There is a straightforward algorithm to create such an expression involving only +-*/^. The function (-1)^x/m is periodic with period m. So you just need to feed it into some function that moves the m different values where you want them to go. (done, for example, by polynomial interpolation)

 

[PrakashPhy]

i actually searched for what !scimad! came up with.

just for a nice exercise of brain i was limiting myself with ^/*+- only. it may not make a sense in limiting with such operators only but it gives pleasure when we get the problem solved with limited resource.

thank you for your words shared and what scimad got works.
now let's try such a function for n mod 3.

 

[jbunniii]

Bah, just use (N % 4).
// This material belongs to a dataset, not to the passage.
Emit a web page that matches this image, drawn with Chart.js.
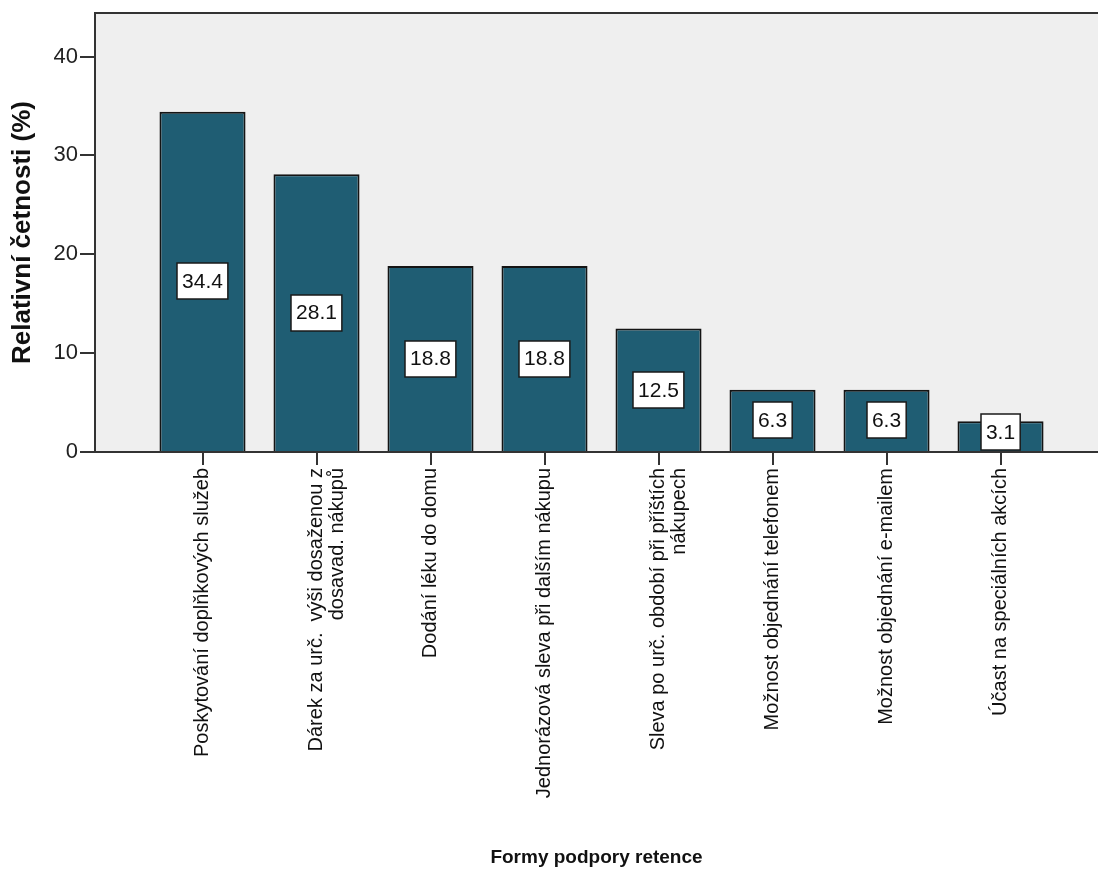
<!DOCTYPE html>
<html lang="cs">
<head>
<meta charset="utf-8">
<title>Formy podpory retence</title>
<script src="https://cdn.jsdelivr.net/npm/chart.js@4/dist/chart.umd.min.js"></script>
<style>
    body { margin: 0; background: #fff; }
    #wrap { width: 1098px; height: 890px; position: relative; }
</style>
</head>
<body>
<div id="wrap"><canvas id="retenceChart"></canvas></div>
<script>
// --- Data ---
const categories = [
    'Poskytování doplňkových služeb',
    ['Dárek za urč.  výši dosaženou z', 'dosavad. nákupů'],
    'Dodání léku do domu',
    'Jednorázová sleva při dalším nákupu',
    ['Sleva po urč. období při příštích', 'nákupech'],
    'Možnost objednání telefonem',
    'Možnost objednání e-mailem',
    'Účast na speciálních akcích'
];
const values = [34.4, 28.1, 18.8, 18.8, 12.5, 6.3, 6.3, 3.1];
const yTicks = [0, 10, 20, 30, 40];

const FONT = "'Liberation Sans', Arial, sans-serif";

// grey plot background + top frame line
const plotFrame = {
    id: 'plotFrame',
    beforeDraw(chart) {
        const { ctx, chartArea: a } = chart;
        ctx.save();
        ctx.fillStyle = '#efefef';
        ctx.fillRect(a.left, a.top, a.right - a.left, a.bottom - a.top);
        ctx.strokeStyle = '#333';
        ctx.lineWidth = 2;
        ctx.beginPath();
        ctx.moveTo(a.left, a.top);
        ctx.lineTo(a.right, a.top);
        ctx.stroke();
        ctx.restore();
    }
};

// white value boxes in the middle of each bar
const valueBoxes = {
    id: 'valueBoxes',
    afterDatasetsDraw(chart) {
        const { ctx, chartArea } = chart;
        const meta = chart.getDatasetMeta(0);
        ctx.save();
        ctx.font = '21px ' + FONT;
        ctx.textAlign = 'center';
        ctx.textBaseline = 'middle';
        meta.data.forEach((bar, i) => {
            const text = values[i].toFixed(1);
            const w = ctx.measureText(text).width + 10;
            const h = 36;
            let cy = (bar.y + bar.base) / 2;
            if (cy + h / 2 > chartArea.bottom - 2) cy = chartArea.bottom - 2 - h / 2;
            const x0 = Math.round(bar.x - w / 2), y0 = Math.round(cy - h / 2);
            ctx.fillStyle = '#fff';
            ctx.fillRect(x0, y0, w, h);
            ctx.strokeStyle = '#1a1a1a';
            ctx.lineWidth = 1.5;
            ctx.strokeRect(x0, y0, w, h);
            ctx.fillStyle = '#111';
            ctx.fillText(text, bar.x, cy + 1);
        });
        ctx.restore();
    }
};

new Chart(document.getElementById('retenceChart'), {
    type: 'bar',
    data: {
        datasets: [{
            data: values.map((v, i) => ({ x: i, y: v })),
            backgroundColor: '#1f5d73',
            borderColor: '#141414',
            borderWidth: 2,
            categoryPercentage: 1,
            barPercentage: 0.755
        }]
    },
    options: {
        responsive: true,
        maintainAspectRatio: false,
        animation: false,
        layout: { padding: { top: 12, right: 0, bottom: 0, left: 0 } },
        plugins: { legend: { display: false }, tooltip: { enabled: false } },
        scales: {
            x: {
                type: 'linear',
                offset: false,
                min: -0.943,
                max: 7.855,
                afterBuildTicks: (scale) => { scale.ticks = categories.map((c, i) => ({ value: i })); },
                afterFit: (scale) => { scale.height = 438; },
                ticks: {
                    autoSkip: false,
                    minRotation: 90,
                    maxRotation: 90,
                    padding: 3,
                    color: '#111',
                    font: { family: FONT, size: 20, lineHeight: 1.05 },
                    callback: (v) => categories[v]
                },
                grid: { offset: false, drawOnChartArea: false, tickLength: 13, color: '#333', lineWidth: 2 },
                border: { display: true, color: '#333', width: 2 },
                title: {
                    display: true,
                    text: 'Formy podpory retence',
                    color: '#111',
                    font: { family: FONT, size: 19, weight: 'bold' },
                    padding: { top: 0, bottom: 21 }
                }
            },
            y: {
                min: 0,
                max: 44.4,
                afterBuildTicks: (scale) => { scale.ticks = yTicks.map(v => ({ value: v })); },
                afterFit: (scale) => { scale.width = 95; },
                ticks: {
                    padding: 2,
                    color: '#222',
                    font: { family: FONT, size: 22, lineHeight: 1 }
                },
                grid: { drawOnChartArea: false, tickLength: 15, color: '#333', lineWidth: 2 },
                border: { display: true, color: '#333', width: 2 },
                title: {
                    display: true,
                    text: 'Relativní četnosti (%)',
                    color: '#111',
                    font: { family: FONT, size: 26, weight: 'bold' },
                    padding: { top: 7, bottom: 0 }
                }
            }
        }
    },
    plugins: [plotFrame, valueBoxes]
});
</script>
</body>
</html>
In this day and age, pretty much the only effect of such cleverness is to obfuscate code.

It's well worth noting that in C or C++, the % operator may not do what you want if N is negative. Worse, the behavior is platform-dependent in that case.
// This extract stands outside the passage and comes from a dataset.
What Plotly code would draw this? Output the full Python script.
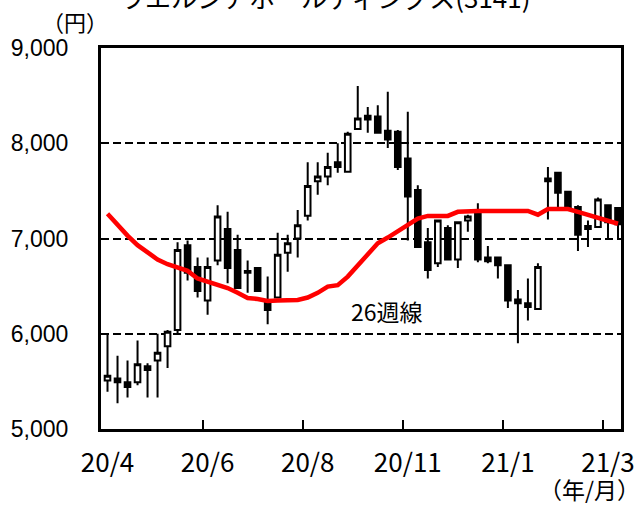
import plotly.graph_objects as go

# weekly candles, 2020/4 - 2021/3
week_index = list(range(52))
opens  = [5510,5530,5490,5490,5660,5720,5870,6040,6930,6700,6350,6770,7100,6880,6660,6690,6350,6380,6850,7000,
          7240,7600,7650,7800,7700,8150,8290,8280,8130,8120,7840,7510,6960,6740,7110,6780,7190,7280,6800,6800,
          6720,6360,6320,6260,7630,7690,7490,7330,7100,7120,7350,7320]
highs  = [6000,5770,5720,5930,5690,6000,6040,6960,6980,6800,6800,7350,7280,7040,6770,6700,6600,7060,7040,7300,
          7800,7800,7900,8000,8120,8600,8380,8400,8540,8140,8330,7560,7110,7200,7140,7180,7250,7370,6920,6810,
          6730,6460,6580,6740,7750,7690,7490,7350,7190,7430,7360,7330]
lows   = [5390,5270,5330,5460,5330,5330,5640,6000,6560,6380,6200,6720,6530,6470,6430,6440,6100,6370,6650,6800,
          7190,7460,7560,7690,7700,8140,8110,8110,7950,7720,6980,6910,6580,6700,6770,6690,7070,6750,6740,6580,
          6270,5900,6140,6260,7200,7330,7300,6870,6910,7110,6990,6990]
closes = [5560,5490,5440,5680,5620,5800,6020,6880,6640,6450,6700,7230,6690,6480,6640,6450,6250,6830,6950,7140,
          7550,7650,7750,7750,8100,8260,8250,8110,8040,7750,7440,6910,6670,7190,6780,7170,7230,6780,6760,6720,
          6350,6320,6280,6700,7600,7480,7300,7040,7130,7410,7170,7150]
ma26   = [7260,7140,7030,6930,6860,6780,6730,6690,6660,6580,6550,6515,6480,6430,6375,6365,6345,6350,6350,6355,
          6380,6430,6495,6510,6600,6720,6840,6950,7010,7080,7150,7210,7237,7237,7237,7280,7290,7290,7290,7290,
          7290,7290,7290,7250,7310,7310,7310,7280,7250,7220,7190,7155]

tick_pos = [0, 10, 20, 30, 40, 50]
tick_text = ["20/4", "20/6", "20/8", "20/11", "21/1", "21/3"]
tick_marks = [9.5, 19.5, 29.5, 39.5, 49.5]
y_ticks = [5000, 6000, 7000, 8000, 9000]

JP = "Noto Sans CJK JP"
XR = [-0.65, 51.3]

fig = go.Figure()
fig.add_trace(go.Candlestick(
    x=week_index, open=opens, high=highs, low=lows, close=closes,
    increasing=dict(fillcolor="white", line=dict(color="black", width=2)),
    decreasing=dict(fillcolor="black", line=dict(color="black", width=2)),
    whiskerwidth=0, showlegend=False, hoverinfo="skip"))
fig.add_trace(go.Scatter(x=week_index, y=ma26, mode="lines",
                         line=dict(color="#ff0000", width=4.5), showlegend=False))

fig.update_layout(
    width=637, height=506,
    margin=dict(l=101, r=16, t=48, b=77, autoexpand=False),
    paper_bgcolor="white", plot_bgcolor="white",
    boxgap=0.2,
    xaxis=dict(range=XR, tickvals=tick_pos, ticktext=tick_text, ticks="",
               automargin=False,
               showgrid=False, zeroline=False, showline=True, linecolor="black",
               linewidth=3, mirror=True, rangeslider=dict(visible=False),
               tickfont=dict(family=JP, size=26, color="black"), ticklabelstandoff=9),
    xaxis2=dict(range=XR, overlaying="x", side="bottom", tickvals=tick_marks,
                ticks="inside", ticklen=9, tickwidth=2, tickcolor="black", automargin=False,
                showticklabels=False, showgrid=False, zeroline=False, showline=False),
    yaxis=dict(range=[5000, 9000], tickvals=y_ticks, tickformat=",", ticks="",
               automargin=False,
               showgrid=True, gridcolor="black", gridwidth=2, griddash="8px,4px",
               zeroline=False, showline=True, linecolor="black", linewidth=3, mirror=True,
               tickfont=dict(family="Arial, Liberation Sans", size=23, color="black"),
               ticklabelstandoff=25),
    annotations=[
        dict(text="ウエルシアホールディングス(3141)", xref="paper", yref="paper",
             x=0.43, y=1.082, xanchor="center", yanchor="bottom", showarrow=False,
             font=dict(family=JP, size=26, color="black")),
        dict(text="（円）", xref="paper", yref="paper", x=-0.05, y=1.07,
             xanchor="center", yanchor="middle", showarrow=False,
             font=dict(family=JP, size=22, color="black")),
        dict(text="（年/月）", xref="paper", yref="paper", x=0.94, y=-0.158,
             xanchor="center", yanchor="middle", showarrow=False,
             font=dict(family=JP, size=23, color="black")),
        dict(text="26週線", xref="x", yref="y", x=27.9, y=6237,
             xanchor="center", yanchor="middle", showarrow=False,
             font=dict(family=JP, size=23, color="black")),
    ],
)
fig.add_trace(go.Scatter(x=[None], y=[None], xaxis="x2", showlegend=False))

fig.write_html("out.html", config={"displayModeBar": False},
               post_script="document.body.style.margin='0';document.body.style.overflow='hidden';")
E.g. using some compilers, -1 % 4 returns -1, not 3.

 

[Hurkyl]

It's well worth noting that in C or C++, the % operator may not do what you want if N is negative. Worse, the behavior is platform-dependent in that case.
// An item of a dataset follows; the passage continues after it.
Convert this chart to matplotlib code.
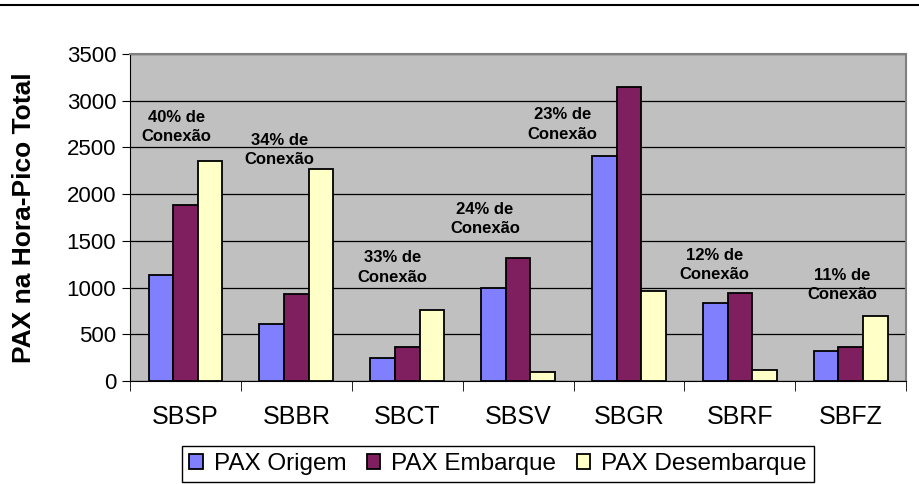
import numpy as np
import matplotlib
matplotlib.use("Agg")
from matplotlib import pyplot as plt
from matplotlib.lines import Line2D

plt.rcParams['font.family'] = ['Liberation Sans', 'DejaVu Sans']

airports = ["SBSP", "SBBR", "SBCT", "SBSV", "SBGR", "SBRF", "SBFZ"]
pax_origem = [1135, 607, 250, 1000, 2412, 832, 321]
pax_embarque = [1886, 928, 364, 1321, 3151, 946, 364]
pax_desembarque = [2355, 2266, 760, 93, 964, 114, 700]
conexao = ["40%", "34%", "33%", "24%", "23%", "12%", "11%"]
# where the notes sit (x offset from category centre, y centre in data units)
note_dx = [-0.08, -0.15, -0.13, -0.3, -0.6, -0.23, -0.08]
note_y = [2720, 2470, 1215, 1730, 2745, 1240, 1030]

series_names = ["PAX Origem", "PAX Embarque", "PAX Desembarque"]
colors = ["#8080FF", "#7F1F5F", "#FFFFC8"]

fig = plt.figure(figsize=(9.19, 4.84), dpi=100)
ax = fig.add_axes([0.1415, 0.2128, 0.8445, 0.6756])
ax.set_facecolor("#C0C0C0")

x = np.arange(len(airports))
w = 0.222
for i, vals in enumerate([pax_origem, pax_embarque, pax_desembarque]):
    ax.bar(x + (i - 1) * w, vals, w, color=colors[i], edgecolor="black",
           linewidth=1.3, zorder=3, label=series_names[i])

ax.set_xlim(-0.5, len(airports) - 0.5)
ax.set_ylim(0, 3500)
ax.set_yticks(np.arange(0, 3501, 500))
ax.yaxis.grid(True, color="black", linewidth=0.9, zorder=1)
ax.set_axisbelow(True)

ax.set_xticks(x)
ax.set_xticklabels(airports, fontsize=18)
ax.set_xticks(np.arange(-0.5, len(airports)), minor=True)
ax.tick_params(axis="x", which="major", length=0, pad=17)
ax.tick_params(axis="x", which="minor", length=7, direction="out", color="black")
ax.tick_params(axis="y", labelsize=16, length=6, direction="out", pad=4)

for s in ["top", "right"]:
    ax.spines[s].set_color("#808080")
    ax.spines[s].set_linewidth(1.5)
ax.spines["left"].set_color("black")
ax.spines["bottom"].set_color("black")

ax.set_ylabel("PAX na Hora-Pico Total", fontsize=19, fontweight="bold")
ax.yaxis.set_label_coords(-0.121, 0.5)

for i, c in enumerate(conexao):
    ax.text(x[i] + note_dx[i], note_y[i], c + " de\nConexão", ha="center", va="center",
            fontsize=12, fontweight="bold", linespacing=1.35, zorder=4)

ax.legend(loc="upper center", bbox_to_anchor=(0.474, -0.198), ncol=3, frameon=True,
          fancybox=False, edgecolor="black", fontsize=17.5, handlelength=0.55,
          handleheight=0.55, handletextpad=0.45, columnspacing=0.85, borderpad=0.3,
          borderaxespad=0, framealpha=1)

fig.add_artist(Line2D([0, 1], [0.99, 0.99], color="black", linewidth=1.5))

fig.savefig("out.png", dpi=100)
E.g. using some compilers, -1 % 4 returns -1, not 3.

That's fair -- I generally try to use unsigned integers so I didn't think of this. It's not platform-dependent, though: I'm pretty sure that the C standard demands that -1%4 == -1. (this is a consequence of its demand that -1/4 == 0)

 

[jbunniii]

That's fair -- I generally try to use unsigned integers so I didn't think of this. It's not platform-dependent, though: I'm pretty sure that the C standard demands that -1%4 == -1. (this is a consequence of its demand that -1/4 == 0)

I believe the behavior is standardized in C99, but in C90 it was platform-dependent. Not 100% sure about C++. I too try to avoid signed integers whenever possible.